British Broadcast Corporation (“CHINA DENIES SPYING ON UIGHURS IN SWEDEN “, 2010/03/10) reported that the PRC’s foreign ministry has denied that the country has been spying on political refugees living in Sweden. The reaction comes after a Stockholm court jailed a Uighur refugee for 16 months for passing on information about other Uighurs to a PRC agent. The court said the man had infiltrated the World Uighur Congress, a political body for exiled Uighurs. But a ministry spokesman in Beijing said the allegations were “totally groundless” and had “ulterior motives”. Babur Maihesuti, 62, was found guilty of collecting information about other Uighurs and passing it on to a PRC spy posing as a diplomat and journalist.
18. PRC Internet
Agence France Presse (“GOOGLE PREPARED TO QUIT CHINA OVER CENSOR FEUD: EXECUTIVE”, 2010/03/10) reported that a top Google executive reaffirmed Wednesday that the Internet giant is prepared to leave the PRC if Beijing says it must censor Web searches or quit the country. “Google is firm in its decision that it will stop censoring our search results for China,” Google vice president and deputy general counsel Nicole Wong told a key US House of Representatives Committee . The company is mindful that it has “hundreds of employees on the ground” and understands “the seriousness or the sensitivity” of its decision but “we will stop censoring” search results in the PRC, she said.
19. PRC Media Control
New York Times (“EDITOR IS FIRED AFTER CRITICIZING CHINESE REGISTRATION SYSTEM”, 2010/03/10) reported that Zhang Hong, had been deputy editor in chief of the Web site of the Economic Observer, which is based in Beijing, has been forced out of his job. Two PRC media sources reached by telephone said he was fired because of his efforts to unite a group of journalists to criticize the household registration system. In a letter leaked to selected PRC and foreign journalists on Tuesday, Zhang wrote that after the editorial was published, “I was punished accordingly; other colleagues and media partners also felt repercussions.”
20. PRC Climate Change
Agence France Presse (“CHINA ENVIRONMENT WORSENING, COULD MISS ENERGY GOALS”, 2010/03/10) reported that the PRC’s environment is “still deteriorating”, a senior official said Wednesday, as the booming nation burnt record amounts of coal and lagged behind in meeting its energy-saving goals. “Our environmental quality is only improving in certain areas, but overall the environment is still deteriorating,” Vice Minister of Environmental Protection Zhang Lijun told journalists. Zhang said although the PRC was fulfilling its 2006-2010 goals of cutting sulphur dioxide and chemical oxygen demand — major causes of air and water pollution , respectively — emissions of other pollutants were rising.

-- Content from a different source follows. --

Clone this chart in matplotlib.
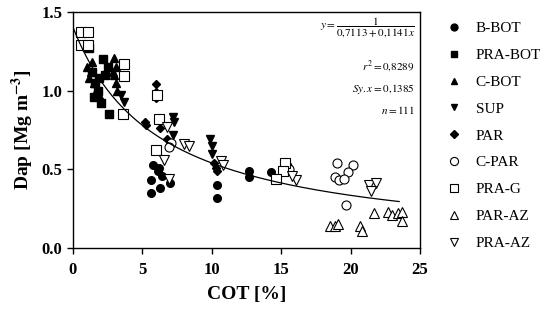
import numpy as np
import matplotlib
matplotlib.use('Agg')
import matplotlib.pyplot as plt

plt.rcParams['font.family'] = ['Liberation Serif', 'DejaVu Serif']
plt.rcParams['mathtext.fontset'] = 'stix'

# series: (COT %, Dap Mg m-3)
b_bot_x = [5.8, 6.1, 6.4, 5.6, 6.3, 5.6, 7.0, 6.2, 10.4, 10.4, 12.7, 12.7, 14.3]
b_bot_y = [0.53, 0.49, 0.46, 0.43, 0.38, 0.35, 0.41, 0.51, 0.40, 0.32, 0.49, 0.45, 0.48]

pra_bot_x = [1.2, 2.2, 2.5, 2.3, 1.6, 1.8, 1.5, 2.0, 2.6, 1.9, 1.4]
pra_bot_y = [1.27, 1.20, 1.15, 1.10, 1.05, 1.00, 0.96, 0.92, 0.85, 1.08, 1.12]

c_bot_x = [1.0, 1.0, 1.3, 1.2, 1.5, 1.7, 1.9, 3.0, 3.1, 3.0, 3.1, 3.2, 2.9, 1.4]
c_bot_y = [1.28, 1.15, 1.12, 1.08, 1.05, 1.00, 0.97, 1.21, 1.15, 1.10, 1.05, 1.00, 1.12, 1.18]

sup_x = [3.5, 3.7, 7.2, 7.3, 7.2, 9.9, 10.0, 10.0]
sup_y = [0.97, 0.93, 0.83, 0.80, 0.72, 0.69, 0.65, 0.60]

par_x = [6.0, 6.0, 6.0, 5.2, 5.3, 6.3, 6.8, 6.0, 10.2, 10.4, 10.3]
par_y = [1.04, 0.99, 0.95, 0.80, 0.78, 0.76, 0.69, 0.62, 0.54, 0.49, 0.51]

c_par_x = [7.1, 6.9, 15.4, 15.6, 19.0, 20.2, 18.9, 19.2, 19.8, 19.5, 19.7]
c_par_y = [0.67, 0.64, 0.52, 0.50, 0.54, 0.53, 0.45, 0.43, 0.48, 0.44, 0.27]

pra_g_x = [0.6, 1.1, 0.6, 1.1, 3.7, 3.7, 3.6, 6.05, 6.2, 6.0, 15.3, 15.1, 14.6]
pra_g_y = [1.37, 1.37, 1.29, 1.29, 1.17, 1.09, 0.85, 0.97, 0.82, 0.62, 0.54, 0.49, 0.44]

par_az_x = [18.5, 18.9, 19.1, 20.7, 20.8, 21.7, 22.7, 23.0, 23.4, 23.7, 23.7]
par_az_y = [0.14, 0.14, 0.15, 0.14, 0.11, 0.22, 0.23, 0.21, 0.22, 0.23, 0.17]

pra_az_x = [6.8, 6.6, 6.9, 8.0, 8.4, 10.7, 10.8, 16.1, 15.8, 21.3, 21.8, 21.5]
pra_az_y = [0.77, 0.56, 0.44, 0.66, 0.65, 0.55, 0.53, 0.43, 0.46, 0.40, 0.41, 0.36]

# fitted model y = 1 / (a + b x)
a, b = 0.7113, 0.1141

fig = plt.figure(figsize=(5.6, 3.15), dpi=100)
ax = fig.add_axes([0.13, 0.213, 0.62, 0.749])

ms = 5.5
ax.plot(b_bot_x, b_bot_y, 'o', color='black', ms=ms, ls='none', label='B-BOT')
ax.plot(pra_bot_x, pra_bot_y, 's', color='black', ms=ms, ls='none', label='PRA-BOT')
ax.plot(c_bot_x, c_bot_y, '^', color='black', ms=ms, ls='none', label='C-BOT')
ax.plot(sup_x, sup_y, 'v', color='black', ms=ms, ls='none', label='SUP')
ax.plot(par_x, par_y, 'D', color='black', ms=ms - 1, ls='none', label='PAR')
ax.plot(c_par_x, c_par_y, 'o', mfc='white', mec='black', mew=0.8, ms=ms + 1, ls='none', label='C-PAR')
ax.plot(pra_g_x, pra_g_y, 's', mfc='white', mec='black', mew=0.8, ms=ms + 1, ls='none', label='PRA-G')
ax.plot(par_az_x, par_az_y, '^', mfc='white', mec='black', mew=0.8, ms=ms + 1, ls='none', label='PAR-AZ')
ax.plot(pra_az_x, pra_az_y, 'v', mfc='white', mec='black', mew=0.8, ms=ms + 1, ls='none', label='PRA-AZ')

xf = np.linspace(0, 23.5, 200)
ax.plot(xf, 1 / (a + b * xf), color='black', lw=0.9)

ax.set_xlim(0, 25)
ax.set_ylim(0, 1.5)
ax.set_xticks([0, 5, 10, 15, 20, 25])
ax.set_yticks([0.0, 0.5, 1.0, 1.5])
ax.set_yticklabels(['0.0', '0.5', '1.0', '1.5'])
ax.tick_params(direction='out', length=4, width=1, labelsize=12)
ax.tick_params(axis='x', pad=6)
for lab in ax.get_xticklabels() + ax.get_yticklabels():
    lab.set_fontweight('bold')
for s in ax.spines.values():
    s.set_linewidth(1)

ax.set_xlabel('COT [%]', fontsize=14, fontweight='bold', labelpad=6)
ax.set_ylabel(r'Dap [Mg m$^{\mathbf{-3}}$]', fontsize=14, fontweight='bold', labelpad=4)

ax.text(0.985, 0.985, r'$y=\dfrac{1}{0{,}7113+0{,}1141x}$', transform=ax.transAxes,
        ha='right', va='top', fontsize=8)
ax.text(0.985, 0.80, r'$r^2=0{,}8289$', transform=ax.transAxes, ha='right', va='top', fontsize=8)
ax.text(0.985, 0.705, r'$Sy.x=0{,}1385$', transform=ax.transAxes, ha='right', va='top', fontsize=8)
ax.text(0.985, 0.61, r'$n=111$', transform=ax.transAxes, ha='right', va='top', fontsize=8)

fig.legend(loc='upper left', bbox_to_anchor=(0.77, 0.975), frameon=False,
           fontsize=11, labelspacing=0.86, handletextpad=0.8, handlelength=1.2,
           markerscale=0.9)

fig.savefig('out.png', dpi=100)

21. PRC, India on Climate Change
Agence France Presse (“CHINA, INDIA BACK COPENHAGEN CLIMATE DEAL”, 2010/03/10) reported that the PR C and India announced they would back the 11th-hour climate accord hammered out in Copenhagen in December, removing doubts that the world’s two most populous countries fully supported the contested deal. In a letter dated March 9, posted on the UN Framework Convention on Climate Change website, Beijing ‘s top climate negotiator, Su Wei, instructed the UNFCCC to add the PRC to the list of countries that support the agreement. In a parallel move, Indian Environment Minister Jairam Ramesh announced on the same day that India would join the more than 100 other countries that have already “associated” with the accord.
22. PRC Civil Society
Associated Press (“TIBETAN CONCERN GROUP BEING SET UP IN H.K.”, 2010/03/10) reported that a Tibetan concern group is being set up in Hong Kong to “defend Tibetans’ core value and promote ethnic harmony in China,” the group said Wednesday. Richard Shum, secretary general and spokesman of the Hong Kong Tibetan and Han-Chinese Friendship Association, said they want to gather people who would defend Tibetan culture and to build strong ties with them. “We welcome anyone’s suggestions toward solving the Tibetan issues,” Shum told Kyodo News. “We do not draw a line. Any suggestion (including Tibet independence) can be discussed.” He said that so far no Beijing officials have contacted them or pressured them against their establishment, but he declined to reveal the association’s membership details.
II. PRC Report
23. PRC Civil Society
Jinghua Times (“SENIOR CITIZEN OVER 80 CAN ENJOY ALLOWANCE”, 2010/03/10) reported that Ministry of Civil Affairs will integrate a senior citizen allowance system, wherein senior citizens over 80 years can enjoy an allowance and day-care centers will be established all over the country for senior citizens, sources with an official of Ministry of Civil Affairs yesterday.
24. PRC Climate Change
China Net (“CHINA TO DEVELOP LARGE METHANE TANK SYSTEM”, 2010/03/10) reported that the PRC is gradually increasing construction of middle and large scale methane storage tanks and enhancing the building of methane tank service systems, said Vice Minister of Agriculture said today at a news conference.
25. PRC Haiti Relief
Hubei Daily (Tao Zhonghui, “HUBEI CHARITABLE FEDERATION DONATED TO HAITI”, 2010/03/10) reported that Hubei Charitable Federation has received 61,220.39 RMB from all around the province for aiding the Haiti earthquake disaster area. It donated yesterday all the funds to the All-China Charitable Foundation, and entrusted the federation to “send on this love from the Hubei people”.